In recent years, the troubled economy has resulted in a lack of appropriate infrastructure on available properties in the right locations, forcing location specialist firms to be more creative in finding sites that have access to customers and their supply base. They may have to explore sites that are not “not bad, just more challenging,” adds Mullis, who now spends more time checking out second- and third-level locations within a market by population base. “Because of logistics, we are forced to look at properties that we would not have looked at before, for instance, those that would have been used for a commercial shopping center development or a housing development,” he says. This can result in extra time and costs for rezoning, permitting, construction, and finding a labor force, but proximity to the major markets is the ultimate goal.
Some firms — like distribution companies involved in direct-to-customer delivery or Internet-centric companies — may choose to locate a reasonable number of miles from the interstate instead of right on the highway. For others, proximity to a hub of overnight carriers such as FedEx, UPS, or Express Mail becomes critically important.
Figuring Taxes Into the Equation
Business tax regulations also figure into creative location strategies for some companies. For warehouse distribution firms, planners compile logistical studies on how to achieve the most return for their investment. Jason Hickey, president of Hickey and Associates, consultant for site selection and public incentives, points out that development professionals are finding ways to be close to the major market while avoiding a higher tax burden.
Hickey explains that while inventory tax is imposed immediately in some states, in other states it only kicks in after 30, 60, or 90 days. In such cases, companies can plan facilities over the border, in a neighboring state with more lenient inventory tax rules. He notes that Oklahoma has attracted some Texas businesses for this reason. Oklahoma’s inventory tax is applicable for inventory that has been kept over 90 days, whereas in most cases, in Texas, inventory tax begins immediately, except if a special Freeport exemption is applied for and awarded. “With the distribution center in Oklahoma, the company can still serve the Dallas market but, in some cases, it is worth it in the long run to put the distribution site right over the border,” says Hickey.
A Marketable Attribute
F. Michael Tucker, president and CEO of the Center for Economic Growth (CEG), an 11-county regional economic development corporation in New York’s Capital Region, notes that proximity to major markets is the centerpiece of the region’s marketing campaign that invites businesses to: “Be right in the middle of everywhere with instant access to everything.”
New York’s Tech Valley — which already houses GE and IBM, their suppliers, and small startup companies — attracts others in this niche. Tucker points out that GLOBALFOUNDRIES’ Fab 8 in Saratoga County, which employs 1,300 people, is a good fit for this major market. Fab 8 is expected to ramp to volume production late this year and, upon full build out, will have a production capacity of approximately 60,000 wafers per month. The firm’s website notes, “Because the nature of semiconductor manufacturing is extremely complex and requires a high degree of industry collaboration, even among competitors, operating advanced manufacturing physically close to leading-edge industry in R&D Tech Valley’s burgeoning semiconductor ‘ecosystem’ gives GLOBALFOUNDRIES a unique competitive advantage in the global marketplace.”

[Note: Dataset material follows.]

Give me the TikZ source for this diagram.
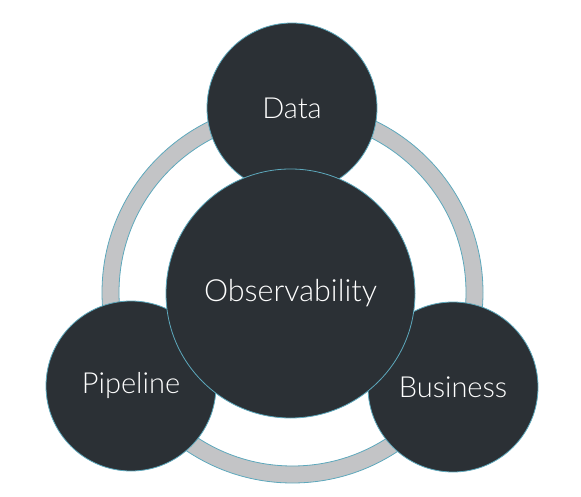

Appealing to Young Work Force
Major centers are evolving along with the economy. “In the 1960s, ‘70s, and ‘80s, there was a departure from investing in major urban centers, with more investments seen in the suburbs and greenfields,” says Hickey. “Now, because costs have gotten a little lower, more people have a chance to reap the benefits of living and working in a large market.”
Although big-city employees are faced with certain inconveniences such as traffic problems, they also have the option for more reliable and available public transportation, or evolving new transportation businesses such as Bikeshare, a company with more than 175 bike rental stations across Washington, D.C.; and Arlington and Alexandria, Virginia. Similar programs are starting up in other major markets, including New York City. Hickey says, “For companies who want to attract that young professional work force, the major market presents a very appealing prospect.”